Economics Video: Career Options for a Degree in Economics

Economics Video: Career Options for a Degree in Economics Transcript

Are you interested in economic systems and the role they have in our lives? If so, a program in economics may be right for you. Economics as a subject covers concepts and theories such as supply and demand, microeconomics and macroeconomics. Also included in the field of study are topics such as international business, banking, and credit. All of these areas of finance intersect in interesting ways within our lives, and those who pursue degrees in economics are well positioned for employment in a variety of industries.


At a simplified level, economics examines how goods and services are produced, distributed and consumed within society. Monetary systems, labor practices, the service sector and many other topics with obvious economic ties are studied.
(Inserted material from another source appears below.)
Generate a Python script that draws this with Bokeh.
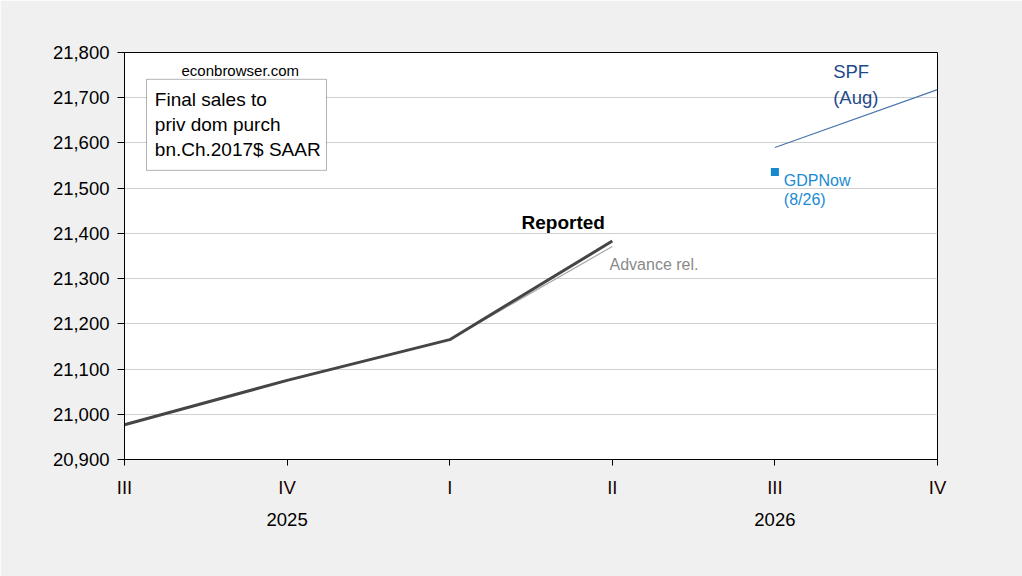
from bokeh.plotting import figure
from bokeh.models import Range1d, LinearAxis, FixedTicker, NumeralTickFormatter, BoxAnnotation, Label
from bokeh.embed import file_html
from bokeh.resources import INLINE

# ---- data ----
quarter_labels = ["III", "IV", "I", "II", "III", "IV"]
quarter_pos = [0, 1, 2, 3, 4, 5]
year_labels = ["2025", "2026"]
year_pos = [1, 4]

reported_x = [0, 1, 2, 3]
reported = [20977, 21075, 21165, 21383]
advance_x = [0, 1, 2, 3]
advance = [20977, 21075, 21165, 21371]
spf_x = [4, 5]
spf = [21590, 21718]
gdpnow_x = [4]
gdpnow = [21536]

y_ticks = [20900, 21000, 21100, 21200, 21300, 21400, 21500, 21600, 21700, 21800]

FONT = "Liberation Sans"
BG = "#f0f0f0"

p = figure(width=1022, height=576, output_backend="svg", toolbar_location=None,
           x_range=Range1d(0, 5), y_range=Range1d(20900, 21800),
           min_border_left=124, min_border_right=85, min_border_top=52, min_border_bottom=117,
           x_axis_type=None)
p.background_fill_color = "white"
p.border_fill_color = BG
p.outline_line_color = "black"
p.outline_line_width = 1

# y axis
p.yaxis.ticker = FixedTicker(ticks=y_ticks)
p.yaxis.formatter = NumeralTickFormatter(format="0,0")
p.yaxis.major_label_text_font = FONT
p.yaxis.major_label_text_font_size = "18.5px"
p.yaxis.major_label_text_color = "black"
p.yaxis.major_tick_out = 7
p.yaxis.major_tick_in = 0
p.yaxis.minor_tick_out = 0
p.yaxis.minor_tick_in = 0
p.yaxis.major_label_standoff = 8
p.yaxis.axis_line_color = "black"
p.yaxis.major_tick_line_color = "black"
p.ygrid.grid_line_color = "#d0d0d0"
p.ygrid.ticker = FixedTicker(ticks=y_ticks)
p.xgrid.grid_line_color = None

# quarter axis
qax = LinearAxis(ticker=FixedTicker(ticks=quarter_pos),
                 major_label_overrides={i: s for i, s in zip(quarter_pos, quarter_labels)})
qax.major_label_text_font = FONT
qax.major_label_text_font_size = "18.5px"
qax.major_label_text_color = "#1a0000"
qax.major_tick_out = 6
qax.major_tick_in = 0
qax.minor_tick_out = 0
qax.minor_tick_in = 0
qax.major_label_standoff = 11
qax.axis_line_color = "black"
qax.major_tick_line_color = "black"
p.add_layout(qax, "below")

# year axis
yax = LinearAxis(ticker=FixedTicker(ticks=year_pos),
                 major_label_overrides={i: s for i, s in zip(year_pos, year_labels)})
yax.major_label_text_font = FONT
yax.major_label_text_font_size = "18.5px"
yax.major_label_text_color = "black"
yax.major_tick_out = 0
yax.major_tick_in = 0
yax.minor_tick_out = 0
yax.minor_tick_in = 0
yax.axis_line_color = None
yax.major_tick_line_color = None
yax.major_label_standoff = 12
p.add_layout(yax, "below")

# series
p.line(advance_x, advance, line_color="#a8a8a8", line_width=1.2)
p.line(reported_x, reported, line_color="#454545", line_width=3)
p.line(spf_x, spf, line_color="#4a76ad", line_width=1.2)
p.scatter(gdpnow_x, gdpnow, marker="square", size=8, fill_color="#1688cc", line_color=None)

# info box
box = BoxAnnotation(left=0.1353, right=1.2423, top=21740.7, bottom=21539.4,
                    fill_color="white", fill_alpha=1.0, line_color="black", line_width=1)
p.add_layout(box)

def lab(x, y, text, size, color="black", style="normal"):
    p.add_layout(Label(x=x, y=y, text=text, text_font=FONT, text_font_size=size,
                       text_color=color, text_font_style=style,
                       text_align="left", text_baseline="alphabetic"))

lab(0.3506, 21761, "econbrowser.com", "15px")
lab(0.1865, 21695, "Final sales to", "19px")
lab(0.1865, 21640, "priv dom purch", "19px")
lab(0.1865, 21586, "bn.Ch.2017$ SAAR", "19px")
lab(2.4416, 21425, "Reported", "19px", style="bold")
lab(2.983, 21331, "Advance rel.", "16px", color="#8a8a8a")
lab(4.3585, 21757, "SPF", "18.5px", color="#1f4a8a")
lab(4.3585, 21701, "(Aug)", "18.5px", color="#1f4a8a")
lab(4.0548, 21517, "GDPNow", "16px", color="#1a8ad4")
lab(4.0548, 21474, "(8/26)", "16px", color="#1a8ad4")

open("out.html", "w").write(file_html(p, INLINE))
On a broader level, however, economics may be connected with culture, religion, politics, education, environmentalism and innumerable other aspects of modern society. This is in large part because the study of economics incorporates many social factors. The result is a social science diverse enough to examine everything from stock market trends and the driving habits of rural Americans to inflation rates and cities' recycling rates.

Job Skills and Duties

A degree in economics can qualify graduates for many different positions. Economists working in government, for example, may examine community, state or national needs to make recommendations for policy. On the other hand, a person working at a private firm may examine stock performance to anticipate future market moves. A graduate of economics working in a nonprofit organization, may have to make decisions about budgeting. In all of these cases decisions must be made about resource allocation given an overall scarcity of materials or capital. Those working in economics-related fields are often required to present information to others in the form of presentations, scholarly works or other reports. For this reason, strong communication skills can also be vital in their work.

Training Required

Professionals interested in economics careers most often earn at least a bachelor's degree. In these academic programs, students take courses on theories and disciplines of economic thought. Microeconomics, for example, focuses on how individuals and small groups use resources. Macroeconomics, on the other hand, examines trends and policies from the perspective of greater society. Depending on a student's particular interests, courses may be taken on banking, monetary systems, international business, economic law, labor methods, urban development, public finance and globalization, among many others. A significant number of students utilize a bachelor's degree in economics to prepare for graduate studies in law, business and government.

Well Known Jobs Within this Field of Expertise

Economics degree programs prepare students for work in a wide range of disciplines. Government, banking, accounting, journalism, financial services and education are only some of the fields. Diverse positions are available even within these respective areas. For example, candidates applying for government positions may target jobs as varied as that of a public policy advisor or an IRS agent. Jobs within the financial realm may range from credit analyst and investment banker to broker and financial manager. As with most fields, the most lucrative positions are often available exclusively to those with advanced degrees and exceptional experience.


A degree in economics is generally well suited for those interested in economic systems and their effects upon our lives. Important in these careers are reasoning skills, analytical abilities and a curiosity about how financial concepts affect our lives. In addition to the high-interest nature of the subject, graduates with degrees in economics will be well positioned to work in a wide variety of potential careers.